Ernst Jung-Medaille in Gold 2015: Prof. Walter Neupert

Für seine wegweisenden Beiträge zur Aufklärung der Biogenese von Mitochondrien zeichnet die Jung-Stiftung für Wissenschaft und Forschung Prof. Dr. med. Dr. rer. nat. Dr. h. c. mult. Walter Neupert (75) mit der Ernst Jung-Medaille für Medizin in Gold aus.

Auch von anderer Seite wurde Professor Neupert bereits mit zahlreichen Preisen geehrt und sein Sachverstand hat ihn zur Mitgliedschaft in wichtigen nationalen und internationalen Wissenschaftsgremien geführt. Von 1995 bis 1997 war er Präsident der Gesellschaft für Biochemie und Molekularbiologie, von 1997 bis 2000 Chairman des European Molecular Biology Councils. Als Lehrmeister für die kommenden Forschergenerationen gab er sein Wissen als Universitätsprofessor in Göttingen und München weiter, zuletzt – bis 2010 – als Professor für Physiologische Chemie an der Ludwigs-Maximilian-Universität München. Seit 2008 leitet er am Max-Planck-Institut für Biochemie die Forschungsgruppe „Struktur und Funktionen von Mitochondrien“ und erforscht hier die  molekularen Grundlagen der komplexen mitochondrialen Architektur und ihrer Dynamik.

Große Forscher haben große Vorbilder. Für Professor Neupert ist es George Emil Palade, der Begründer der modernen molekularen Zellbiologie und Nobelpreisträger von 1974. Den inneren Antrieb für seine Forschungsarbeit zieht Professor Neupert schlicht aus seiner „wissenschaftlichen Neugier“ und dem Anspruch „einen Beitrag zur medizinischen Grundlagenforschung zu leisten“.

 

Forschung an den Kraftwerken unserer Zellen

Was für uns die Lunge ist, sind für unsere Zellen die Mitochondrien. Mit ihnen findet die Zellatmung statt, ein Prozess, bei dem die von uns aufgenommenen Nahrungsstoffe in nutzbare Energie umgewandelt werden. Diese Energie ist für unseren Körper lebenswichtig, so wird sie beispielsweise für alle Stoffwechselprozesse, die Funktion der Muskeln und die Aufrechterhaltung der Körpertemperatur benötigt. Funktionsgestörte Mitochondrien können neurologische oder muskuläre Erkrankungen hervorrufen sowie Diabetes, Fettleibigkeit und unterschiedliche Tumorformen bedingen. Umso entscheidender ist es zu verstehen, wie Mitochondrien „ticken“: Wie entstehen sie, wie vermehren sie sich, wie setzen sie sich zusammen, was könnte ihre Funktion beeinträchtigen?

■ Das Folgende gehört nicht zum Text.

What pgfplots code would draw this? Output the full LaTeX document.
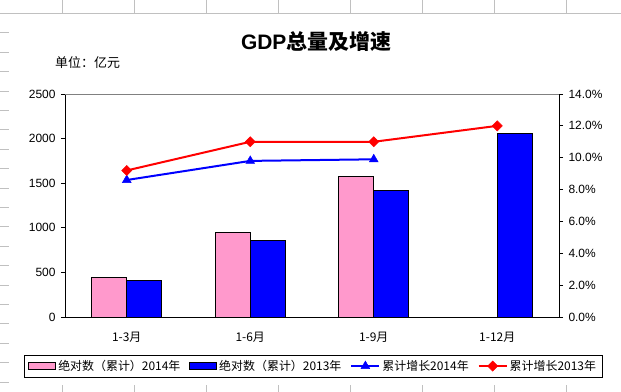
\documentclass[border=0pt]{standalone}
\usepackage{pgfplots}
\pgfplotsset{compat=1.18}
\usepackage{fontspec}
\setmainfont{Liberation Sans}
\newfontfamily\cjk{Noto Sans CJK SC}
\definecolor{xpink}{HTML}{FF99CC}
\definecolor{xblue}{HTML}{0000FF}
\definecolor{xred}{HTML}{FF0000}
\definecolor{sheetgray}{HTML}{C0C0C0}
\pgfplotsset{
  lineleg/.style={legend image code/.code={\draw[##1, mark repeat=2, mark phase=2] plot coordinates {(0bp,0bp) (14bp,0bp) (28bp,0bp)};}},
  arealeg/.style={legend image code/.code={\draw[##1] (0bp,-3.5bp) rectangle (27bp,3.5bp);}},
}
\begin{document}
\begin{tikzpicture}
\path[use as bounding box] (0,0) rectangle (621bp,392bp);
% spreadsheet background
\draw[sheetgray, line width=0.8bp] (0,378.5bp) -- (621bp,378.5bp);
\foreach \xx in {62,134,206,278,350,422,494,566} {
  \draw[sheetgray, line width=0.8bp] (\xx bp,378.5bp) -- (\xx bp,392bp);
  \draw[sheetgray, line width=0.8bp] (\xx bp,0bp) -- (\xx bp,7bp);
}
\foreach \k in {1,...,19} {
  \draw[sheetgray, line width=0.8bp] (0,{(378.5-19.4*\k)*1bp}) -- (9bp,{(378.5-19.4*\k)*1bp});
}
% titles
\node[font=\fontsize{21}{23}\selectfont\bfseries] at (316bp,350bp) {GDP{\cjk 总量及增速}};
\node[anchor=west, font=\cjk\fontsize{13}{15}\selectfont, inner sep=0pt] at (55bp,329bp) {单位：亿元};

\begin{axis}[
  scale only axis, width=494bp, height=223bp,
  at={(65bp,75bp)}, anchor=south west,
  xmin=-0.5, xmax=3.5, ymin=0, ymax=2500,
  axis x line*=bottom, axis y line*=left,
  axis line style={black, line width=0.8bp},
  ybar=0pt, bar width=35bp,
  xtick={0,1,2,3},
  xticklabels={{\cjk 1-3月},{\cjk 1-6月},{\cjk 1-9月},{\cjk 1-12月}},
  x tick style={draw=none},
  extra x ticks={0.5,1.5,2.5}, extra x tick labels={},
  extra x tick style={tick align=inside, major tick length=4bp, tick style={draw=black, line width=0.8bp}},
  ytick={0,500,1000,1500,2000,2500},
  y tick style={black, line width=0.8bp},
  tick align=outside, major tick length=4bp,
  /pgf/number format/assume math mode=true,
  tick label style={font=\fontsize{12}{14}\selectfont},
  yticklabel style={xshift=-2bp},
  xticklabel style={yshift=-8bp},
  scaled y ticks=false,
  yticklabel={\pgfmathprintnumber[1000 sep={}]{\tick}},
  clip=false,
]
\addplot[fill=xpink, draw=black, line width=0.9bp] coordinates {(0,445) (1,950) (2,1577)};
\addplot[fill=xblue, draw=black, line width=0.9bp] coordinates {(0,411) (1,860) (2,1420) (3,2059)};
\draw[gray, line width=0.8bp] (rel axis cs:0,1) -- (rel axis cs:1,1);
\end{axis}

\begin{axis}[
  scale only axis, width=494bp, height=223bp,
  at={(65bp,75bp)}, anchor=south west,
  xmin=-0.5, xmax=3.5, ymin=0, ymax=14,
  axis x line=none, axis y line*=right,
  axis line style={black, line width=0.8bp},
  ytick={0,2,4,6,8,10,12,14},
  y tick style={black, line width=0.8bp},
  tick align=outside, major tick length=4bp,
  /pgf/number format/assume math mode=true,
  tick label style={font=\fontsize{12}{14}\selectfont},
  yticklabel style={xshift=2bp},
  yticklabel={\pgfmathprintnumber[fixed,fixed zerofill,precision=1]{\tick}\%},
  clip=false,
  legend columns=4,
  legend style={at={(0.5025,-0.220)}, anchor=center, draw=black, line width=0.8bp,
    font=\cjk\fontsize{12}{14}\selectfont, inner xsep=4bp, inner ysep=3bp,
    /tikz/every even column/.append style={column sep=7bp},
    /tikz/every odd column/.append style={column sep=0bp}},
  legend cell align=left,
]
\addlegendimage{arealeg, fill=xpink, draw=black, line width=0.8bp}
\addlegendentry{绝对数（累计）2014年}
\addlegendimage{arealeg, fill=xblue, draw=black, line width=0.8bp}
\addlegendentry{绝对数（累计）2013年}
\addplot[xblue, line width=2bp, mark=triangle*, mark size=5bp, mark options={solid, line width=0.5bp}, lineleg]
  coordinates {(0,8.6) (1,9.8) (2,9.9)};
\addlegendentry{累计增长2014年}
\addplot[xred, line width=2bp, mark=square*, mark size=3.6bp, mark options={solid, rotate=45, line width=0.5bp}, lineleg]
  coordinates {(0,9.2) (1,11.0) (2,11.0) (3,12.0)};
\addlegendentry{累计增长2013年}
\end{axis}
\end{tikzpicture}
\end{document}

Professor Neupert hat diese Fragestellungen in den Mittelpunkt seiner nun 45-jährigen Forschungskarriere gestellt – und tut dies auch heute noch am Max-Planck-Institut für Biochemie in Martinsried in München.

Mitochondrien können nicht von neu auf gebildet werden, sondern vermehren sich durch Teilung. In den 1970er Jahren leistete Professor Neupert Pionierarbeit, indem er den Mechanismus aufdeckte, der für die Teilung und somit für die für unseren Körper lebenswichtige Vermehrung von Mitochondrien verantwortlich ist. Darauf aufbauend machte Prof. Neupert in den letzten 35 Jahren eine Serie weiterer Entdeckungen, die maßgeblich zum heutigen Verständnis des in den Mitochondrien stattfindenden Membrantransports von Proteinen beigetragen haben. Die dabei gewonnenen Einsichten liefern wichtige Anstöße für die Entwicklung von Therapien beispielsweise für Erbkrankheiten in denen das Genom der Mitochondrien Defekte aufweist.